The Social Contract Theory, a concept developed by philosophers such as Thomas Hobbes, John Locke, and Jean-Jacques Rousseau, is a fundamental idea that seeks to explain the origins and nature of government and society. It proposes that individuals voluntarily enter into a social contract or agreement with one another to form a society and establish a system of governance.
What is the Social Contract Theory?
The Social Contract Theory posits that individuals in their natural state have certain rights and freedoms but also face inherent challenges such as insecurity, conflict, and limited resources. To overcome these challenges and secure their well-being, individuals willingly surrender some of their rights to a governing authority in exchange for protection, stability, and the enforcement of laws.
This theory suggests that governments are created by the consent of the governed. By entering into a social contract with each other, individuals agree to be bound by certain rules and regulations established by the government. In return, the government assumes the responsibility of protecting its citizens’ rights and maintaining order within society.
The Key Philosophers
Let’s explore the key thinkers who contributed to the development of the Social Contract Theory:
1. Thomas Hobbes
Hobbes believed that humans in their natural state are driven by self-interests and desires for power. According to his theory, life without government would be chaotic (“a war of all against all”). To escape this state of constant fear and violence, individuals willingly surrender their freedom to an absolute ruler who maintains order through strict control.
2. John Locke
Unlike Hobbes, Locke had a more optimistic view of human nature. He argued that individuals possess natural rights such as life, liberty, and property.
According to Locke’s theory, people enter into a social contract to establish a limited government that protects these rights. If the government fails to fulfill its obligations, individuals have the right to rebel and establish a new government.
3. Jean-Jacques Rousseau
Rousseau’s theory emphasized the idea of the general will, which represents what is best for society as a whole. He argued that individuals must voluntarily submit their individual wills to the general will through direct democracy. According to Rousseau, this ensures the common good and prevents the dominance of certain groups or interests.
Implications of the Social Contract Theory
The Social Contract Theory has far-reaching implications for political and ethical philosophy:
- Legitimacy of Government: The theory provides a foundation for understanding the legitimacy of governments. It suggests that governments derive their authority from the consent of the governed rather than from divine right or force.
- Citizen Rights and Duties: The theory recognizes that citizens have both rights and responsibilities.
While citizens surrender some rights in exchange for protection, they also have certain rights that must be respected by the government.
- Government Accountability: The Social Contract Theory emphasizes the idea that governments are accountable to their citizens. If a government fails to uphold its end of the social contract by violating citizens’ rights or acting against their interests, it may lose its legitimacy.

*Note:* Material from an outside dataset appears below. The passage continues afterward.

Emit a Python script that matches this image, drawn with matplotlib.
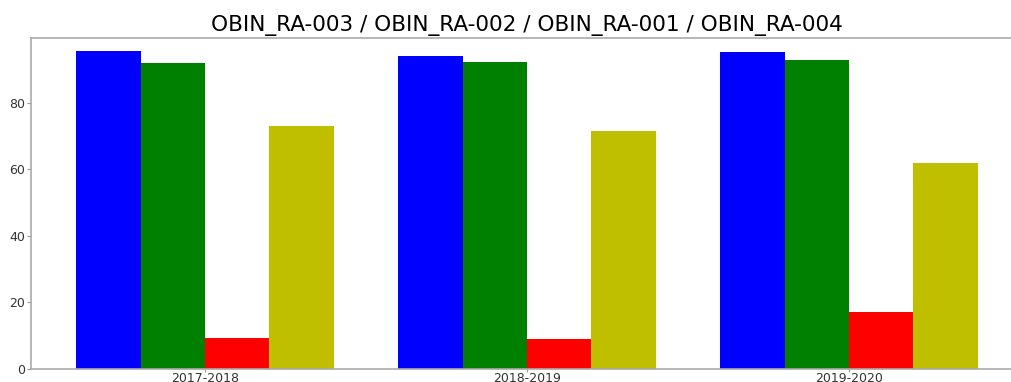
import matplotlib
matplotlib.use("Agg")
import matplotlib.pyplot as plt
import numpy as np

categories = ["2017-2018", "2018-2019", "2019-2020"]
series_names = ["OBIN_RA-003", "OBIN_RA-002", "OBIN_RA-001", "OBIN_RA-004"]
obin_ra_003 = [95.6, 94.1, 95.3]
obin_ra_002 = [92.1, 92.4, 92.8]
obin_ra_001 = [9.3, 8.9, 17.1]
obin_ra_004 = [73.1, 71.5, 61.8]
colors = ["b", "g", "r", "y"]

W, H = 1012, 382
fig = plt.figure(figsize=(W / 100, H / 100), dpi=100)
left, right, top, bottom = 31, 1023, 37.7, 369
ax = fig.add_axes([left / W, 1 - bottom / H, (right - left) / W, (bottom - top) / H])

x = np.arange(len(categories))
width = 0.2
all_series = [obin_ra_003, obin_ra_002, obin_ra_001, obin_ra_004]
for i, (vals, c) in enumerate(zip(all_series, colors)):
    ax.bar(x + (i - 1.5) * width, vals, width, color=c)

ax.set_xlim(-0.54, 2.54)
ax.set_ylim(0, 99.6)
ax.set_xticks(x)
ax.set_xticklabels(categories)
ax.set_yticks([0, 20, 40, 60, 80])
ax.tick_params(axis="both", labelsize=9, colors="#999999", labelcolor="#333333", length=3, pad=1)
ax.tick_params(axis="x", length=2, pad=0)
for s in ax.spines.values():
    s.set_color("#aaaaaa")
    s.set_linewidth(1.2)
ax.spines["right"].set_visible(False)
ax.set_title(" / ".join(series_names), fontsize=15.6, pad=5)

fig.savefig("out.png", dpi=100)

- Social Stability: By establishing a social contract, individuals contribute to social stability and order. The theory suggests that without such agreements, societies would be prone to conflict and chaos.
In conclusion, the Social Contract Theory provides a framework for understanding how societies are formed and governed. It highlights the voluntary nature of individuals’ agreement to surrender some freedoms in exchange for the benefits of living within a structured society. By incorporating principles of consent, rights, and accountability, this theory continues to shape our understanding of government and citizenship.